Entries supplied
··········
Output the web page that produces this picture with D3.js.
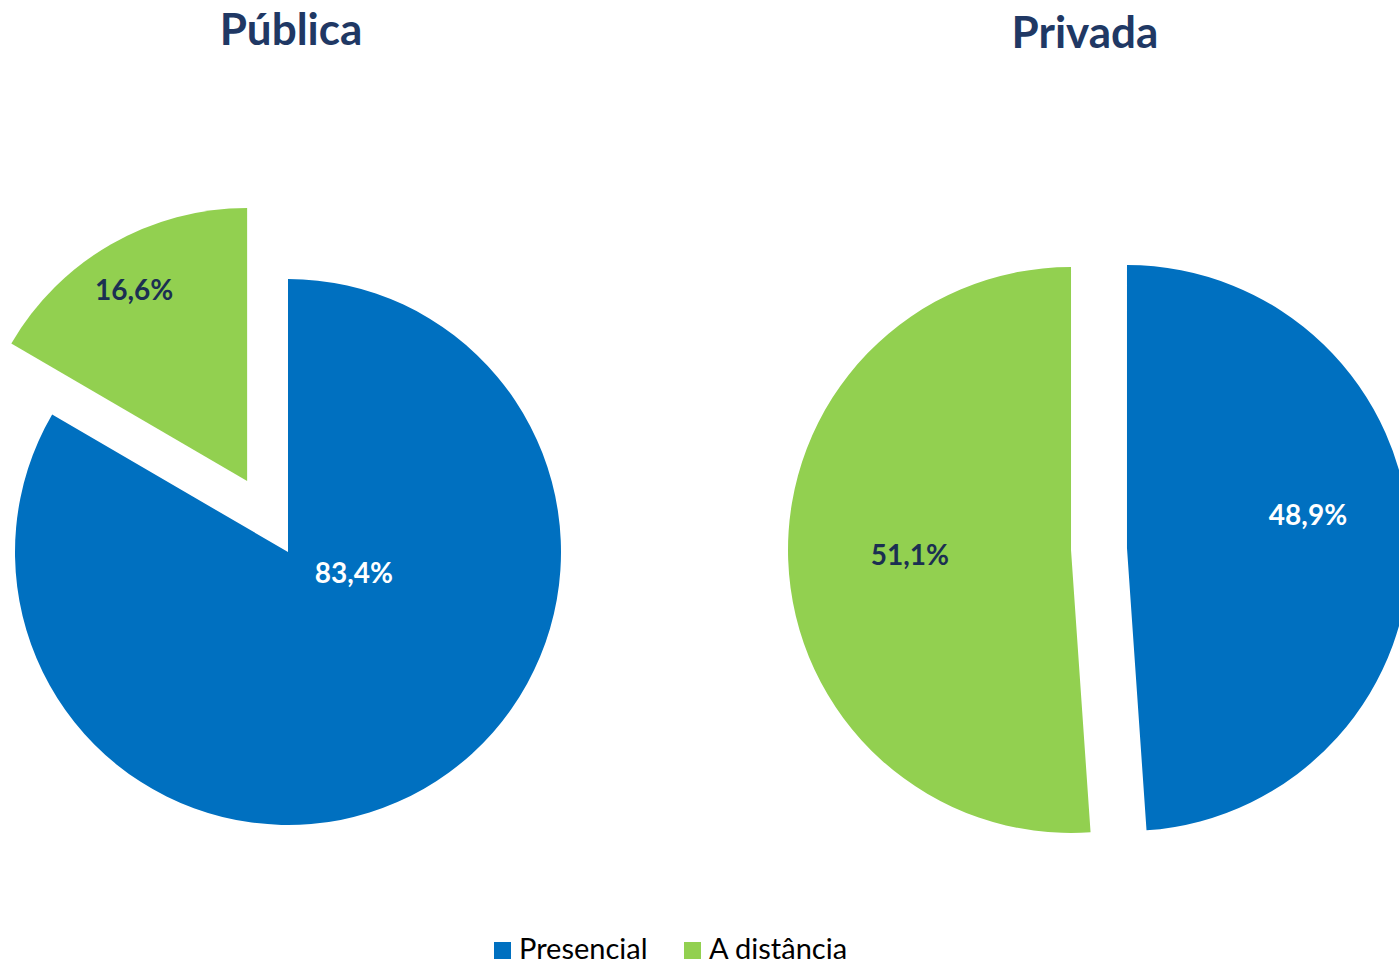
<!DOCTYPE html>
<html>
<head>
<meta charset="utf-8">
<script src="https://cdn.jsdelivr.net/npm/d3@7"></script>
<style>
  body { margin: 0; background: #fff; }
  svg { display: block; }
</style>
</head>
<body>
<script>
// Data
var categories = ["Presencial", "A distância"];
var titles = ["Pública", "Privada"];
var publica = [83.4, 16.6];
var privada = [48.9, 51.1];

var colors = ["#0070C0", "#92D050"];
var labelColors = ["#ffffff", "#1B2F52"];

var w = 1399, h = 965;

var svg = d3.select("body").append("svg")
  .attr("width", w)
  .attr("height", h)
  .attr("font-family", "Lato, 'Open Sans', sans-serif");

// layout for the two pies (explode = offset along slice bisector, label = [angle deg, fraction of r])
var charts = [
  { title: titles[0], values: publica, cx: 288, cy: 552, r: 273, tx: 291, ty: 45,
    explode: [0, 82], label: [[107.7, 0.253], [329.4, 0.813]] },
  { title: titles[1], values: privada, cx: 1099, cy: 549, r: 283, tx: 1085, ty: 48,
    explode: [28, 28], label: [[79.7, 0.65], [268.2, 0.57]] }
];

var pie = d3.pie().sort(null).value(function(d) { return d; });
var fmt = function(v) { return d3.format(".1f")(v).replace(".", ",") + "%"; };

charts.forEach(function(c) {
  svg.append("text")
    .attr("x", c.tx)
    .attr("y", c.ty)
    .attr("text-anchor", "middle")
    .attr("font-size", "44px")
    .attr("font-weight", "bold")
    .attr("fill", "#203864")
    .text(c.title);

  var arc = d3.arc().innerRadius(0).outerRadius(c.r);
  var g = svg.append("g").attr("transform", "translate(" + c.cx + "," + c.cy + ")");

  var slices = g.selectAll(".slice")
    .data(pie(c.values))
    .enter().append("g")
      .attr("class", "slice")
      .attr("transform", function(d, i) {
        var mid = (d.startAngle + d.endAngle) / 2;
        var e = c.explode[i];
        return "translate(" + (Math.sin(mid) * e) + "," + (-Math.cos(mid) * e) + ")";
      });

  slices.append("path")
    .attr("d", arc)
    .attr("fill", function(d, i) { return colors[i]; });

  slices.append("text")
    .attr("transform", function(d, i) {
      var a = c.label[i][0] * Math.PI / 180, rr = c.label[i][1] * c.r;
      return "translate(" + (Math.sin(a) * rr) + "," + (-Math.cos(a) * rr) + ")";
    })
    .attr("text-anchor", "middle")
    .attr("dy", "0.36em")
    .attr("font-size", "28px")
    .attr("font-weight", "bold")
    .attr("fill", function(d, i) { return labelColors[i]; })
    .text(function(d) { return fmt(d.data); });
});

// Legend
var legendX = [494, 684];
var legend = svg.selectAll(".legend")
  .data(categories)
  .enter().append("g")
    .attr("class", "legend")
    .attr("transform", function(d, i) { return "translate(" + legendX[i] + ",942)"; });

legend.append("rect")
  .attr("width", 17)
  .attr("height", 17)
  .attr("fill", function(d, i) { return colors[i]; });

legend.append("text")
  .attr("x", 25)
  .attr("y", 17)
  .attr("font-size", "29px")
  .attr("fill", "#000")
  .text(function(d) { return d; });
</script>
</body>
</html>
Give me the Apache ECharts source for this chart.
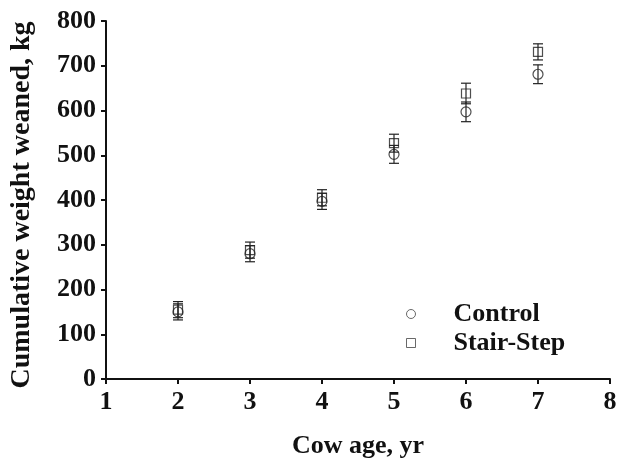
··········
The exercise
Every entry above needs to be retyped exactly; drop the pictures.

Answer
Output the web page that produces this picture with D3.js.
<!DOCTYPE html>
<html>
<head>
<meta charset="utf-8">
<script src="https://cdn.jsdelivr.net/npm/d3@7"></script>
<style>
  body { margin: 0; background: #fff; }
  svg { display: block; }
</style>
</head>
<body>
<script>
// Data
var categories = ["Presencial", "A distância"];
var titles = ["Pública", "Privada"];
var publica = [83.4, 16.6];
var privada = [48.9, 51.1];

var colors = ["#0070C0", "#92D050"];
var labelColors = ["#ffffff", "#1B2F52"];

var w = 1399, h = 965;

var svg = d3.select("body").append("svg")
  .attr("width", w)
  .attr("height", h)
  .attr("font-family", "Lato, 'Open Sans', sans-serif");

// layout for the two pies (explode = offset along slice bisector, label = [angle deg, fraction of r])
var charts = [
  { title: titles[0], values: publica, cx: 288, cy: 552, r: 273, tx: 291, ty: 45,
    explode: [0, 82], label: [[107.7, 0.253], [329.4, 0.813]] },
  { title: titles[1], values: privada, cx: 1099, cy: 549, r: 283, tx: 1085, ty: 48,
    explode: [28, 28], label: [[79.7, 0.65], [268.2, 0.57]] }
];

var pie = d3.pie().sort(null).value(function(d) { return d; });
var fmt = function(v) { return d3.format(".1f")(v).replace(".", ",") + "%"; };

charts.forEach(function(c) {
  svg.append("text")
    .attr("x", c.tx)
    .attr("y", c.ty)
    .attr("text-anchor", "middle")
    .attr("font-size", "44px")
    .attr("font-weight", "bold")
    .attr("fill", "#203864")
    .text(c.title);

  var arc = d3.arc().innerRadius(0).outerRadius(c.r);
  var g = svg.append("g").attr("transform", "translate(" + c.cx + "," + c.cy + ")");

  var slices = g.selectAll(".slice")
    .data(pie(c.values))
    .enter().append("g")
      .attr("class", "slice")
      .attr("transform", function(d, i) {
        var mid = (d.startAngle + d.endAngle) / 2;
        var e = c.explode[i];
        return "translate(" + (Math.sin(mid) * e) + "," + (-Math.cos(mid) * e) + ")";
      });

  slices.append("path")
    .attr("d", arc)
    .attr("fill", function(d, i) { return colors[i]; });

  slices.append("text")
    .attr("transform", function(d, i) {
      var a = c.label[i][0] * Math.PI / 180, rr = c.label[i][1] * c.r;
      return "translate(" + (Math.sin(a) * rr) + "," + (-Math.cos(a) * rr) + ")";
    })
    .attr("text-anchor", "middle")
    .attr("dy", "0.36em")
    .attr("font-size", "28px")
    .attr("font-weight", "bold")
    .attr("fill", function(d, i) { return labelColors[i]; })
    .text(function(d) { return fmt(d.data); });
});

// Legend
var legendX = [494, 684];
var legend = svg.selectAll(".legend")
  .data(categories)
  .enter().append("g")
    .attr("class", "legend")
    .attr("transform", function(d, i) { return "translate(" + legendX[i] + ",942)"; });

legend.append("rect")
  .attr("width", 17)
  .attr("height", 17)
  .attr("fill", function(d, i) { return colors[i]; });

legend.append("text")
  .attr("x", 25)
  .attr("y", 17)
  .attr("font-size", "29px")
  .attr("fill", "#000")
  .text(function(d) { return d; });
</script>
</body>
</html>
Give me the Apache ECharts source for this chart.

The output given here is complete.